* [Given problem]:
Include in the output only the lines from the opening of the records through the line containing "from bokeh.resources import INLINE", each printed exactly; pictures are omitted.

* [Task material]:
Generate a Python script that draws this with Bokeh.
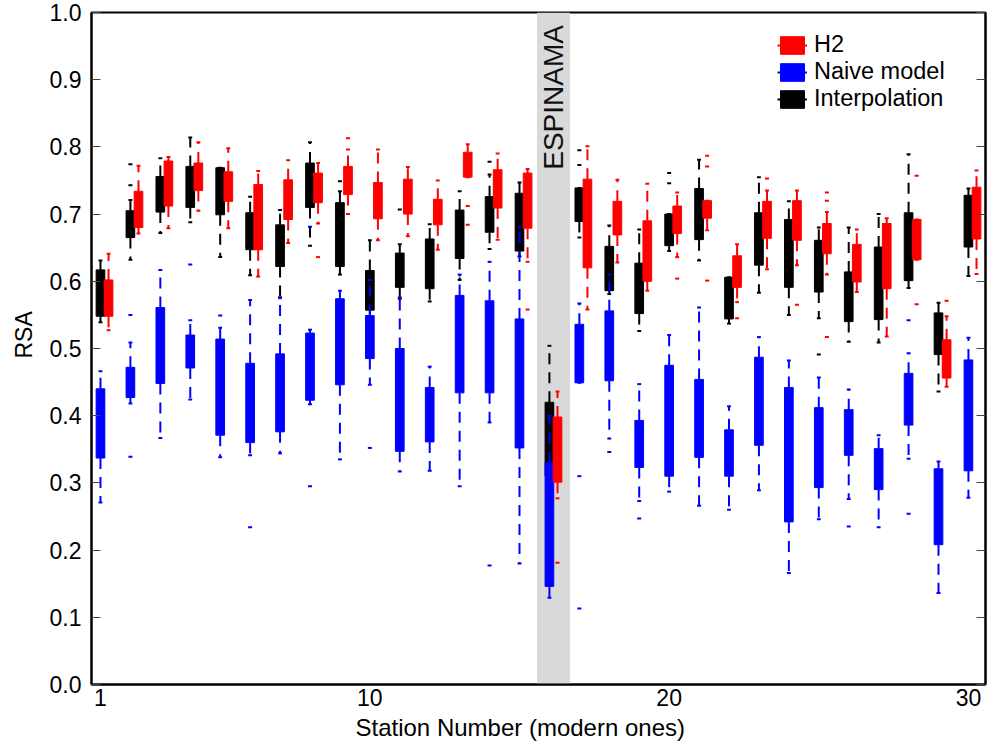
from math import pi
from bokeh.plotting import figure
from bokeh.models import (ColumnDataSource, FixedTicker, LinearAxis, Range1d, BoxAnnotation,
                          Legend, LegendItem, Title, PrintfTickFormatter, CustomJSTickFormatter)
from bokeh.core.properties import value
from bokeh.embed import file_html
from bokeh.resources import INLINE

# ---------------- data ----------------
stations = list(range(1, 31))
x_ticks = [1, 10, 20, 30]
y_ticks = [0.0, 0.1, 0.2, 0.3, 0.4, 0.5, 0.6, 0.7, 0.8, 0.9, 1.0]
espinama_station = 16

# Interpolation (black)
interp_q1 = [0.548, 0.665, 0.703, 0.710, 0.699, 0.647, 0.622, 0.710, 0.622, 0.557,
             0.591, 0.589, 0.634, 0.673, 0.645, 0.310, 0.689, 0.586, 0.552, 0.653,
             0.662, 0.544, 0.624, 0.591, 0.584, 0.540, 0.543, 0.601, 0.491, 0.651]
interp_q3 = [0.617, 0.705, 0.756, 0.771, 0.769, 0.702, 0.684, 0.776, 0.717, 0.616,
             0.642, 0.663, 0.706, 0.726, 0.731, 0.420, 0.739, 0.652, 0.627, 0.700,
             0.738, 0.606, 0.702, 0.692, 0.661, 0.614, 0.651, 0.702, 0.553, 0.728]
interp_lo = [0.539, 0.632, 0.672, 0.688, 0.636, 0.609, 0.576, 0.653, 0.610, 0.548,
             0.574, 0.570, 0.602, 0.648, 0.637, 0.290, 0.665, 0.581, 0.526, 0.645,
             0.631, 0.537, 0.583, 0.550, 0.545, 0.510, 0.509, 0.590, 0.436, 0.608]
interp_hi = [0.631, 0.721, 0.783, 0.814, 0.769, 0.726, 0.706, 0.807, 0.734, 0.661,
             0.655, 0.685, 0.734, 0.759, 0.747, 0.504, 0.739, 0.683, 0.677, 0.700,
             0.781, 0.606, 0.755, 0.719, 0.680, 0.680, 0.700, 0.789, 0.568, 0.738]
interp_out_station = [2, 2, 9, 11, 14, 17, 17, 20, 20, 25]
interp_out_value = [0.743, 0.774, 0.749, 0.707, 0.778, 0.773, 0.795, 0.746, 0.761, 0.491]

# Naive model (blue)
naive_q1 = [0.337, 0.427, 0.448, 0.471, 0.371, 0.360, 0.376, 0.423, 0.446, 0.485,
            0.347, 0.361, 0.434, 0.434, 0.352, 0.146, 0.449, 0.452, 0.323, 0.310,
            0.338, 0.310, 0.356, 0.242, 0.293, 0.341, 0.290, 0.386, 0.208, 0.318]
naive_q3 = [0.440, 0.472, 0.561, 0.520, 0.514, 0.478, 0.492, 0.523, 0.574, 0.549,
            0.500, 0.442, 0.579, 0.571, 0.544, 0.330, 0.536, 0.556, 0.393, 0.475,
            0.454, 0.379, 0.487, 0.442, 0.412, 0.409, 0.351, 0.463, 0.321, 0.483]
naive_lo = [0.271, 0.418, 0.367, 0.424, 0.338, 0.341, 0.344, 0.417, 0.335, 0.446,
            0.317, 0.318, 0.295, 0.390, 0.180, 0.129, 0.449, 0.366, 0.273, 0.287,
            0.266, 0.260, 0.289, 0.166, 0.246, 0.276, 0.234, 0.336, 0.136, 0.278]
naive_hi = [0.466, 0.509, 0.617, 0.542, 0.531, 0.572, 0.575, 0.528, 0.586, 0.602,
            0.576, 0.473, 0.610, 0.629, 0.680, 0.400, 0.567, 0.610, 0.447, 0.520,
            0.561, 0.414, 0.517, 0.482, 0.457, 0.439, 0.371, 0.493, 0.332, 0.516]
naive_out_station = [2, 2, 4, 5, 6, 8, 8, 10, 14, 17, 17, 18, 19, 26, 28, 28]
naive_out_value = [0.550, 0.339, 0.625, 0.549, 0.234, 0.295, 0.681, 0.352, 0.177,
                   0.310, 0.113, 0.346, 0.247, 0.235, 0.542, 0.254]

# H2 (red)
h2_q1 = [0.548, 0.680, 0.712, 0.735, 0.719, 0.647, 0.692, 0.717, 0.729, 0.693,
         0.700, 0.684, 0.755, 0.709, 0.679, 0.301, 0.620, 0.669, 0.600, 0.671,
         0.694, 0.591, 0.664, 0.661, 0.641, 0.599, 0.589, 0.632, 0.456, 0.663]
h2_q3 = [0.602, 0.734, 0.779, 0.776, 0.763, 0.744, 0.751, 0.761, 0.771, 0.747,
         0.752, 0.722, 0.792, 0.766, 0.761, 0.398, 0.752, 0.719, 0.690, 0.712,
         0.720, 0.638, 0.719, 0.720, 0.686, 0.655, 0.686, 0.692, 0.513, 0.740]
h2_lo = [0.527, 0.671, 0.679, 0.705, 0.679, 0.607, 0.657, 0.686, 0.700, 0.661,
         0.667, 0.647, 0.755, 0.662, 0.629, 0.277, 0.558, 0.628, 0.586, 0.636,
         0.676, 0.569, 0.618, 0.624, 0.610, 0.584, 0.518, 0.632, 0.443, 0.611]
h2_hi = [0.641, 0.772, 0.785, 0.807, 0.798, 0.764, 0.780, 0.776, 0.796, 0.796,
         0.770, 0.750, 0.804, 0.790, 0.767, 0.436, 0.801, 0.751, 0.745, 0.732,
         0.720, 0.655, 0.735, 0.735, 0.703, 0.677, 0.694, 0.692, 0.548, 0.765]
h2_out_station = [8, 9, 13, 13, 15, 16, 20, 21, 21, 21, 22, 23, 24, 25, 25, 25, 28, 28, 29]
h2_out_value = [0.636, 0.813, 0.712, 0.684, 0.558, 0.181, 0.604, 0.787, 0.771, 0.601,
                0.545, 0.753, 0.565, 0.732, 0.720, 0.517, 0.757, 0.566, 0.571]

# ---------------- styling ----------------
FONT = "Liberation Sans"
BOX_W = 0.29
CAP_W = 0.13
H2_OFFSET = 0.27

p = figure(width=987, height=747, title=None,
           x_range=Range1d(0.7, 30.57), y_range=Range1d(0, 1),
           output_backend="svg", toolbar_location=None,
           min_border_left=91, min_border_right=2, min_border_top=12, min_border_bottom=63)
p.background_fill_color = "white"
p.border_fill_color = "white"
p.xgrid.visible = False
p.ygrid.visible = False
p.outline_line_color = "black"
p.outline_line_width = 2
p.outline_line_alpha = 1

# grey band for ESPINAMA
band_center = espinama_station + H2_OFFSET / 2
p.add_layout(BoxAnnotation(left=band_center - 0.55, right=band_center + 0.55,
                           fill_color="#d9d9d9", fill_alpha=1, line_alpha=0, level="underlay"))
p.text(x=[band_center], y=[0.766], text=["ESPINAMA"], angle=pi / 2,
       text_align="left", text_baseline="middle", text_font=value(FONT),
       text_font_size="28px", text_color="#111111")


def add_series(q1, q3, lo, hi, out_st, out_val, offset, color):
    pos = [s + offset for s in stations]
    src = ColumnDataSource(dict(x=pos, q1=q1, q3=q3, lo=lo, hi=hi,
                                cl=[x - CAP_W / 2 for x in pos],
                                cr=[x + CAP_W / 2 for x in pos]))
    p.segment(x0="x", y0="q3", x1="x", y1="hi", source=src, line_color=color,
              line_width=2, line_dash="11 8")
    p.segment(x0="x", y0="q1", x1="x", y1="lo", source=src, line_color=color,
              line_width=2, line_dash="11 8")
    caps = p.segment(x0="cl", y0="hi", x1="cr", y1="hi", source=src,
                     line_color=color, line_width=2)
    p.segment(x0="cl", y0="lo", x1="cr", y1="lo", source=src,
              line_color=color, line_width=2)
    box = p.vbar(x="x", width=BOX_W, bottom="q1", top="q3", source=src,
                 fill_color=color, line_color=color, line_width=1)
    p.scatter(x=[s + offset for s in out_st], y=out_val, marker="dash", size=4,
              line_color=color, line_width=2)
    return caps, box


k_caps, k_box = add_series(interp_q1, interp_q3, interp_lo, interp_hi,
                           interp_out_station, interp_out_value, 0.0, "#000000")
b_caps, b_box = add_series(naive_q1, naive_q3, naive_lo, naive_hi,
                           naive_out_station, naive_out_value, 0.0, "#0000ff")
r_caps, r_box = add_series(h2_q1, h2_q3, h2_lo, h2_hi,
                           h2_out_station, h2_out_value, H2_OFFSET, "#ff0000")

legend = Legend(items=[LegendItem(label="H2", renderers=[r_caps, r_box]),
                       LegendItem(label="Naive model", renderers=[b_caps, b_box]),
                       LegendItem(label="Interpolation", renderers=[k_caps, k_box])],
                location=(686, 572), padding=0, margin=0, spacing=0,
                glyph_width=30, glyph_height=22, label_height=22, label_standoff=7,
                label_text_font=FONT, label_text_font_size="23.5px", label_text_color="black",
                border_line_alpha=0, background_fill_alpha=0)
p.add_layout(legend)

# axes
xa = p.xaxis[0]
xa.ticker = FixedTicker(ticks=x_ticks)
xa.major_tick_in = 0
xa.major_tick_out = 0
xa.minor_tick_line_color = None
xa.axis_line_width = 2
xa.axis_line_color = "black"
xa.major_label_standoff = 4
xa.major_label_text_font = FONT
xa.major_label_text_font_size = "23px"
xa.major_label_text_color = "black"

ya = p.yaxis[0]
ya.ticker = FixedTicker(ticks=y_ticks)
ya.formatter = PrintfTickFormatter(format="%.1f")
ya.major_tick_in = 9
ya.major_tick_out = 0
ya.major_tick_line_color = "#444444"
ya.major_tick_line_width = 1
ya.minor_tick_line_color = None
ya.axis_line_width = 2
ya.axis_line_color = "black"
ya.major_label_standoff = 10
ya.major_label_text_font = FONT
ya.major_label_text_font_size = "23px"
ya.major_label_text_color = "black"

ra = LinearAxis(ticker=FixedTicker(ticks=y_ticks),
                formatter=CustomJSTickFormatter(code="return ''"),
                major_tick_in=9, major_tick_out=0, major_label_standoff=0,
                major_tick_line_color="#444444", minor_tick_line_color=None,
                axis_line_width=2, axis_line_color="black")
p.add_layout(ra, "right")

# axis titles
p.add_layout(Title(text="Station Number (modern ones)", align="left", offset=264,
                   standoff=6, text_font=FONT, text_font_size="24px",
                   text_font_style="normal", text_color="black", vertical_align="bottom"),
             "below")
p.add_layout(Title(text="RSA", align="left", offset=326, standoff=15,
                   text_font=FONT, text_font_size="23px", text_font_style="normal",
                   text_color="black", vertical_align="top"),
             "left")

open("out.html", "w").write(file_html(p, INLINE))
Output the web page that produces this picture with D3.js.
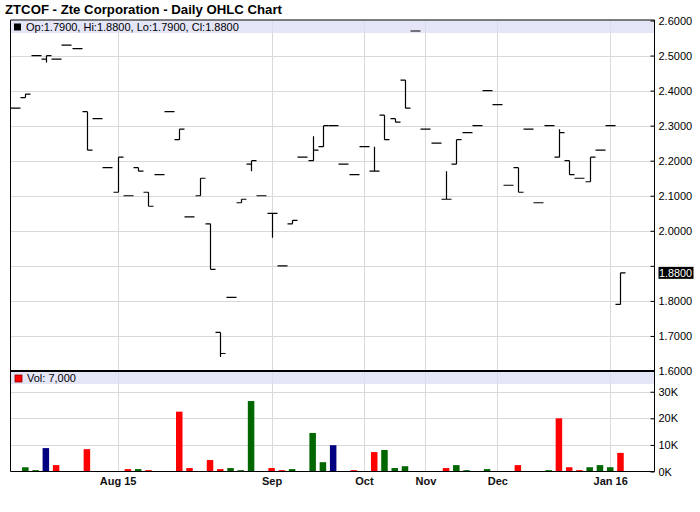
<!DOCTYPE html>
<html>
<head>
<meta charset="utf-8">
<script src="https://cdn.jsdelivr.net/npm/d3@7"></script>
<style>
  html, body { margin: 0; padding: 0; background: #ffffff; }
  svg { display: block; font-family: "Liberation Sans", Arial, Helvetica, sans-serif; }
</style>
</head>
<body>
<svg id="chart" width="700" height="512"></svg>
<script>
// ---------------- data ----------------
const opens  = [2.35,2.38,2.50,2.49,2.49,2.53,2.52,2.34,2.32,2.18,2.11,2.10,2.18,2.11,2.16,2.34,2.26,2.04,2.10,2.02,
                1.71,1.81,2.08,2.19,2.10,2.05,1.90,2.02,2.21,2.20,2.24,2.30,2.19,2.16,2.24,2.17,2.33,2.32,2.43,2.57,
                2.29,2.25,2.09,2.19,2.28,2.30,2.40,2.36,2.13,2.18,2.29,2.08,2.30,2.21,2.20,2.15,2.14,2.23,2.30,1.79];
const highs  = [2.35,2.39,2.50,2.50,2.49,2.53,2.52,2.34,2.32,2.18,2.21,2.10,2.18,2.11,2.16,2.34,2.29,2.04,2.15,2.02,
                1.71,1.81,2.09,2.20,2.10,2.05,1.90,2.03,2.21,2.27,2.30,2.30,2.19,2.16,2.24,2.24,2.33,2.32,2.43,2.57,
                2.29,2.25,2.17,2.26,2.28,2.30,2.40,2.36,2.13,2.18,2.29,2.08,2.30,2.29,2.20,2.15,2.21,2.23,2.30,1.88];
const lows   = [2.35,2.38,2.50,2.48,2.49,2.53,2.52,2.23,2.32,2.18,2.11,2.10,2.17,2.07,2.16,2.34,2.26,2.04,2.10,1.89,
                1.64,1.81,2.08,2.17,2.10,1.98,1.90,2.02,2.21,2.20,2.24,2.30,2.19,2.16,2.24,2.17,2.26,2.31,2.35,2.57,
                2.29,2.25,2.09,2.19,2.28,2.30,2.40,2.36,2.13,2.11,2.29,2.08,2.30,2.21,2.16,2.15,2.14,2.23,2.30,1.79];
const closes = [2.35,2.39,2.50,2.50,2.49,2.53,2.52,2.23,2.32,2.18,2.21,2.10,2.17,2.07,2.16,2.34,2.29,2.04,2.15,1.89,
                1.65,1.81,2.09,2.20,2.10,2.05,1.90,2.03,2.21,2.23,2.30,2.30,2.19,2.16,2.24,2.17,2.26,2.31,2.35,2.57,
                2.29,2.25,2.09,2.26,2.28,2.30,2.40,2.36,2.13,2.11,2.29,2.08,2.30,2.28,2.16,2.15,2.21,2.23,2.30,1.88];
const volumes = [100,1600,500,8800,2400,100,100,8400,100,100,100,900,900,500,100,100,22500,1300,100,4300,
                 900,1300,500,26500,100,1300,500,900,100,14500,3500,9900,100,500,100,7300,8100,1300,2000,100,
                 100,100,1300,2400,500,100,900,100,100,2400,100,100,500,20000,1600,500,1600,2400,1600,7000];
const monthLabels  = ["Aug 15","Sep","Oct","Nov","Dec","Jan 16"];
const monthIndexes = [10,25,34,40,47,58];
const priceTicks   = [1.6,1.7,1.8,1.9,2.0,2.1,2.2,2.3,2.4,2.5,2.6];
const volumeTicks  = [0,10000,20000,30000];
const titleText = "ZTCOF - Zte Corporation - Daily OHLC Chart";

// ---------------- layout ----------------
const L = 10.5, R = 654.5, T = 20.5, PB = 371, VB = 471.5;
const svg = d3.select("#chart");
const n = closes.length;

const x = d3.scaleLinear().domain([-0.44, 62.32]).range([L, R]);
const y = d3.scaleLinear().domain([1.6, 2.6]).range([PB, T]);
const yv = d3.scaleLinear().domain([0, 37800]).range([VB, PB]);

const grid = "#d9d9d9";

// title
svg.append("text").attr("x", 5).attr("y", 14)
  .attr("font-size", 13.2).attr("font-weight", "bold").attr("fill", "#000")
  .text(titleText);

// grids
const g = svg.append("g");
g.selectAll("line.hp").data(priceTicks.filter(t => t > 1.6 && t < 2.6)).join("line")
  .attr("x1", L).attr("x2", R)
  .attr("y1", d => Math.round(y(d)) + 0.5).attr("y2", d => Math.round(y(d)) + 0.5)
  .attr("stroke", grid).attr("stroke-width", 1);
g.selectAll("line.hv").data(volumeTicks.filter(t => t > 0)).join("line")
  .attr("x1", L).attr("x2", R)
  .attr("y1", d => Math.round(yv(d)) + 0.5).attr("y2", d => Math.round(yv(d)) + 0.5)
  .attr("stroke", grid).attr("stroke-width", 1);
g.selectAll("line.vg").data(monthIndexes).join("line")
  .attr("x1", d => Math.round(x(d)) + 0.5).attr("x2", d => Math.round(x(d)) + 0.5)
  .attr("y1", T).attr("y2", VB)
  .attr("stroke", grid).attr("stroke-width", 1);

// legend bands
svg.append("rect").attr("x", L).attr("y", T).attr("width", R - L).attr("height", 12.5)
  .attr("fill", "#dcdcf6").attr("opacity", 0.75);
svg.append("rect").attr("x", L).attr("y", PB + 1).attr("width", R - L).attr("height", 12)
  .attr("fill", "#dcdcf6").attr("opacity", 0.75);

// OHLC bars
const bars = svg.append("g").attr("stroke", "#000").attr("stroke-width", 1.2).attr("fill", "none");
const idx = d3.range(n);
const px = i => Math.round(x(i)) + 0.5;
bars.selectAll("path").data(idx).join("path")
  .attr("d", i => {
    const cx = px(i);
    const yo = y(opens[i]), yc = y(closes[i]), yh = y(highs[i]), yl = y(lows[i]);
    let d = `M${cx - 5},${yo}H${cx}M${cx},${yc}H${cx + 5}`;
    if (Math.abs(yh - yl) > 0.5) d += `M${cx},${yh}V${yl}`;
    return d;
  });

// volume bars
const colorFor = i => {
  if (i === 0) return "#ff0000";
  if (closes[i] > closes[i - 1]) return "#006600";
  if (closes[i] < closes[i - 1]) return "#ff0000";
  return "#000080";
};
svg.append("g").selectAll("rect").data(idx).join("rect")
  .attr("x", i => x(i) - 3.2).attr("width", 6.5)
  .attr("y", i => yv(volumes[i])).attr("height", i => VB - yv(volumes[i]))
  .attr("fill", colorFor);

// frame
svg.append("line").attr("x1", L).attr("x2", L).attr("y1", T - 0.5).attr("y2", VB).attr("stroke", "#000");
svg.append("line").attr("x1", L).attr("x2", R).attr("y1", T - 0.5).attr("y2", T - 0.5).attr("stroke", "#000");
svg.append("line").attr("x1", L).attr("x2", R).attr("y1", PB).attr("y2", PB).attr("stroke", "#000").attr("stroke-width", 2);
svg.append("line").attr("x1", L).attr("x2", R).attr("y1", VB).attr("y2", VB).attr("stroke", "#000");

// price axis (right)
const lastClose = closes[n - 1];
const pAxis = d3.axisRight(y).tickValues(priceTicks).tickSizeInner(-4).tickSizeOuter(0).tickPadding(4)
  .tickFormat(d => Math.abs(d - lastClose) < 0.06 ? "" : d3.format(".4f")(d));
const pg = svg.append("g").attr("transform", `translate(${R},0)`).call(pAxis);
pg.select(".domain").remove();
pg.selectAll("text").attr("font-size", 11).attr("font-family", "Liberation Sans, Arial, sans-serif").attr("fill", "#000");
pg.selectAll("line").attr("stroke", "#000");

const vAxis = d3.axisRight(yv).tickValues(volumeTicks).tickSizeInner(-4).tickSizeOuter(0).tickPadding(4)
  .tickFormat(d => (d / 1000) + "K");
const vg = svg.append("g").attr("transform", `translate(${R},0)`).call(vAxis);
vg.select(".domain").remove();
vg.selectAll("text").attr("font-size", 11).attr("font-family", "Liberation Sans, Arial, sans-serif").attr("fill", "#000");
vg.selectAll("line").attr("stroke", "#000");

svg.append("line").attr("x1", R).attr("x2", R).attr("y1", T - 0.5).attr("y2", VB).attr("stroke", "#000");

// last price label
const ly = y(lastClose);
svg.append("rect").attr("x", R + 4).attr("y", ly - 6).attr("width", 35).attr("height", 12).attr("fill", "#000");
svg.append("text").attr("x", R + 4.5).attr("y", ly + 4).attr("font-size", 10.8).attr("fill", "#fff")
  .text(d3.format(".4f")(lastClose));

// bottom axis
const xAxis = d3.axisBottom(x).tickValues(monthIndexes).tickSize(0).tickPadding(6)
  .tickFormat((d, i) => monthLabels[i]);
const xg = svg.append("g").attr("transform", `translate(0,${VB})`).call(xAxis);
xg.select(".domain").remove();
xg.selectAll("text").attr("font-size", 11).attr("font-weight", "bold")
  .attr("font-family", "Liberation Sans, Arial, sans-serif").attr("fill", "#111");

// legends
const fmt4 = d3.format(".4f");
svg.append("rect").attr("x", 14).attr("y", T + 3).attr("width", 7).attr("height", 7).attr("fill", "#000");
svg.append("text").attr("x", 26).attr("y", T + 10.5).attr("font-size", 11).attr("fill", "#000")
  .text(`Op:${fmt4(opens[n-1])}, Hi:${fmt4(highs[n-1])}, Lo:${fmt4(lows[n-1])}, Cl:${fmt4(closes[n-1])}`);
svg.append("rect").attr("x", 15).attr("y", PB + 4).attr("width", 7).attr("height", 7)
  .attr("fill", "#ff0000").attr("stroke", "#800").attr("stroke-width", 0.8);
svg.append("text").attr("x", 27).attr("y", PB + 11).attr("font-size", 11).attr("fill", "#000")
  .text(`Vol: ${d3.format(",")(volumes[n-1])}`);
</script>
</body>
</html>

* [Task output]:
Generate a Python script that draws this with Bokeh.
from math import pi
from bokeh.plotting import figure
from bokeh.models import (ColumnDataSource, FixedTicker, LinearAxis, Range1d, BoxAnnotation,
                          Legend, LegendItem, Title, PrintfTickFormatter, CustomJSTickFormatter)
from bokeh.core.properties import value
from bokeh.embed import file_html
from bokeh.resources import INLINE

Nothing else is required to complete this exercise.